## start INFORMATION PROVIDED

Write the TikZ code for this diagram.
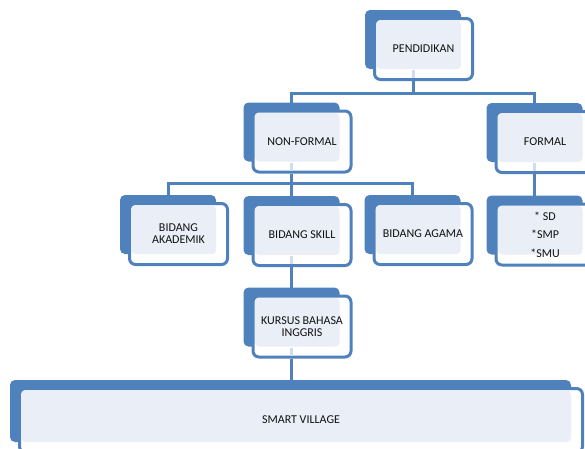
\documentclass[tikz,border=0pt]{standalone}
\usepackage{fontspec}
\setmainfont{Carlito}
\usetikzlibrary{calc}
\definecolor{tabblue}{HTML}{4F81BD}
\definecolor{tablight}{HTML}{E9EEF7}
\definecolor{stubc}{HTML}{D3DCEA}
\definecolor{textc}{HTML}{111111}
\pgfdeclarelayer{background}
\pgfsetlayers{background,main}
\newcommand\tabdecor[1]{%
  \begin{pgfonlayer}{background}
    \clip (0,0) rectangle (585,448);
    \fill[tabblue,rounded corners=5pt] ([xshift=-8pt,yshift=7pt]#1.north west) rectangle ([xshift=-13pt,yshift=12pt]#1.south east);
    \draw[tabblue,line width=3pt,fill=white,rounded corners=6pt] ([xshift=1.5pt,yshift=-1.5pt]#1.north west) rectangle ([xshift=-1.5pt,yshift=1.5pt]#1.south east);
    \fill[tablight,rounded corners=4pt] ([xshift=3.5pt,yshift=-3.5pt]#1.north west) rectangle ([xshift=-13pt,yshift=12pt]#1.south east);
  \end{pgfonlayer}}
\newcommand\tabstub[1]{%
  \begin{pgfonlayer}{background}
    \draw[stubc,line width=3pt] ([xshift=-10.5pt,yshift=11pt]#1.south) -- ([xshift=-10.5pt,yshift=3pt]#1.south);
  \end{pgfonlayer}}
\tikzset{
  bbox/.style={minimum width=101pt,minimum height=64pt,inner sep=0pt,outer sep=0pt,
    font=\fontsize{12}{12}\selectfont,align=center,text=textc},
  conn/.style={draw=tabblue,line width=3pt}
}
\begin{document}
\begin{tikzpicture}[x=1pt,y=-1pt]
\useasboundingbox (0,0) rectangle (585,448);
% nodes
\node[bbox] (pend) at (423.5,49) {PENDIDIKAN};
\node[bbox] (nonf) at (302,141.5) {NON-FORMAL};
\node[bbox] (form) at (545,142) {FORMAL};
\node[bbox] (akad) at (178.5,234) {BIDANG\\AKADEMIK};
\node[bbox] (skil) at (302,235) {BIDANG SKILL};
\node[bbox] (agam) at (423,234) {BIDANG AGAMA};
\node[bbox] (sd) at (545,234.5) {* SD\\[6.5pt]*SMP\\[6.5pt]*SMU};
\node[bbox] (kurs) at (302,326.5) {KURSUS BAHASA\\INGGRIS};
\node[bbox,minimum width=566pt,minimum height=67pt] (smart) at (301,420.5) {\raisebox{2pt}{SMART VILLAGE}};
% decorations
\foreach \n in {pend,nonf,form,akad,skil,agam,sd,kurs,smart} {\tabdecor{\n}}
\foreach \n in {pend,nonf,form,skil,kurs} {\tabstub{\n}}
% connector anchors
\coordinate (bus1) at (0,93);
\coordinate (bus2) at (0,183);
\coordinate (pendB) at ([xshift=-10.5pt]pend.south);
\coordinate (nonfB) at ([xshift=-10.5pt]nonf.south);
\coordinate (formB) at ([xshift=-10.5pt]form.south);
\coordinate (skilB) at ([xshift=-10.5pt]skil.south);
\coordinate (kursB) at ([xshift=-10.5pt]kurs.south);
\coordinate (nonfT) at ([xshift=-10.5pt,yshift=7pt]nonf.north);
\coordinate (formT) at ([xshift=-10.5pt,yshift=7pt]form.north);
\coordinate (akadT) at ([xshift=-10.5pt,yshift=7pt]akad.north);
\coordinate (skilT) at ([xshift=-10.5pt,yshift=7pt]skil.north);
\coordinate (agamT) at ([xshift=-10.5pt,yshift=7pt]agam.north);
\coordinate (sdT) at ([xshift=-10.5pt,yshift=7pt]sd.north);
\coordinate (kursT) at ([xshift=-10.5pt,yshift=7pt]kurs.north);
\coordinate (smartT) at ([yshift=7pt]smart.north);
% connectors
\draw[conn] (pendB) -- (pendB |- bus1) -| (nonfT);
\draw[conn] (pendB |- bus1) -| (formT);
\draw[conn] (nonfB) -- (nonfB |- bus2) -| (akadT);
\draw[conn] (nonfB |- bus2) -| (agamT);
\draw[conn] (nonfB |- bus2) -- (skilT);
\draw[conn] (formB) -- (sdT);
\draw[conn] (skilB) -- (kursT);
\draw[conn] (kursB) -- (kursB |- smartT);
\end{tikzpicture}
\end{document}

## end INFORMATION PROVIDED

→ **REQUEST**
Repeat the data above exactly, but not the pictures.

→ **FULL RESPONSE**
Write the TikZ code for this diagram.
\documentclass[tikz,border=0pt]{standalone}
\usepackage{fontspec}
\setmainfont{Carlito}
\usetikzlibrary{calc}
\definecolor{tabblue}{HTML}{4F81BD}
\definecolor{tablight}{HTML}{E9EEF7}
\definecolor{stubc}{HTML}{D3DCEA}
\definecolor{textc}{HTML}{111111}
\pgfdeclarelayer{background}
\pgfsetlayers{background,main}
\newcommand\tabdecor[1]{%
  \begin{pgfonlayer}{background}
    \clip (0,0) rectangle (585,448);
    \fill[tabblue,rounded corners=5pt] ([xshift=-8pt,yshift=7pt]#1.north west) rectangle ([xshift=-13pt,yshift=12pt]#1.south east);
    \draw[tabblue,line width=3pt,fill=white,rounded corners=6pt] ([xshift=1.5pt,yshift=-1.5pt]#1.north west) rectangle ([xshift=-1.5pt,yshift=1.5pt]#1.south east);
    \fill[tablight,rounded corners=4pt] ([xshift=3.5pt,yshift=-3.5pt]#1.north west) rectangle ([xshift=-13pt,yshift=12pt]#1.south east);
  \end{pgfonlayer}}
\newcommand\tabstub[1]{%
  \begin{pgfonlayer}{background}
    \draw[stubc,line width=3pt] ([xshift=-10.5pt,yshift=11pt]#1.south) -- ([xshift=-10.5pt,yshift=3pt]#1.south);
  \end{pgfonlayer}}
\tikzset{
  bbox/.style={minimum width=101pt,minimum height=64pt,inner sep=0pt,outer sep=0pt,
    font=\fontsize{12}{12}\selectfont,align=center,text=textc},
  conn/.style={draw=tabblue,line width=3pt}
}
\begin{document}
\begin{tikzpicture}[x=1pt,y=-1pt]
\useasboundingbox (0,0) rectangle (585,448);
% nodes
\node[bbox] (pend) at (423.5,49) {PENDIDIKAN};
\node[bbox] (nonf) at (302,141.5) {NON-FORMAL};
\node[bbox] (form) at (545,142) {FORMAL};
\node[bbox] (akad) at (178.5,234) {BIDANG\\AKADEMIK};
\node[bbox] (skil) at (302,235) {BIDANG SKILL};
\node[bbox] (agam) at (423,234) {BIDANG AGAMA};
\node[bbox] (sd) at (545,234.5) {* SD\\[6.5pt]*SMP\\[6.5pt]*SMU};
\node[bbox] (kurs) at (302,326.5) {KURSUS BAHASA\\INGGRIS};
\node[bbox,minimum width=566pt,minimum height=67pt] (smart) at (301,420.5) {\raisebox{2pt}{SMART VILLAGE}};
% decorations
\foreach \n in {pend,nonf,form,akad,skil,agam,sd,kurs,smart} {\tabdecor{\n}}
\foreach \n in {pend,nonf,form,skil,kurs} {\tabstub{\n}}
% connector anchors
\coordinate (bus1) at (0,93);
\coordinate (bus2) at (0,183);
\coordinate (pendB) at ([xshift=-10.5pt]pend.south);
\coordinate (nonfB) at ([xshift=-10.5pt]nonf.south);
\coordinate (formB) at ([xshift=-10.5pt]form.south);
\coordinate (skilB) at ([xshift=-10.5pt]skil.south);
\coordinate (kursB) at ([xshift=-10.5pt]kurs.south);
\coordinate (nonfT) at ([xshift=-10.5pt,yshift=7pt]nonf.north);
\coordinate (formT) at ([xshift=-10.5pt,yshift=7pt]form.north);
\coordinate (akadT) at ([xshift=-10.5pt,yshift=7pt]akad.north);
\coordinate (skilT) at ([xshift=-10.5pt,yshift=7pt]skil.north);
\coordinate (agamT) at ([xshift=-10.5pt,yshift=7pt]agam.north);
\coordinate (sdT) at ([xshift=-10.5pt,yshift=7pt]sd.north);
\coordinate (kursT) at ([xshift=-10.5pt,yshift=7pt]kurs.north);
\coordinate (smartT) at ([yshift=7pt]smart.north);
% connectors
\draw[conn] (pendB) -- (pendB |- bus1) -| (nonfT);
\draw[conn] (pendB |- bus1) -| (formT);
\draw[conn] (nonfB) -- (nonfB |- bus2) -| (akadT);
\draw[conn] (nonfB |- bus2) -| (agamT);
\draw[conn] (nonfB |- bus2) -- (skilT);
\draw[conn] (formB) -- (sdT);
\draw[conn] (skilB) -- (kursT);
\draw[conn] (kursB) -- (kursB |- smartT);
\end{tikzpicture}
\end{document}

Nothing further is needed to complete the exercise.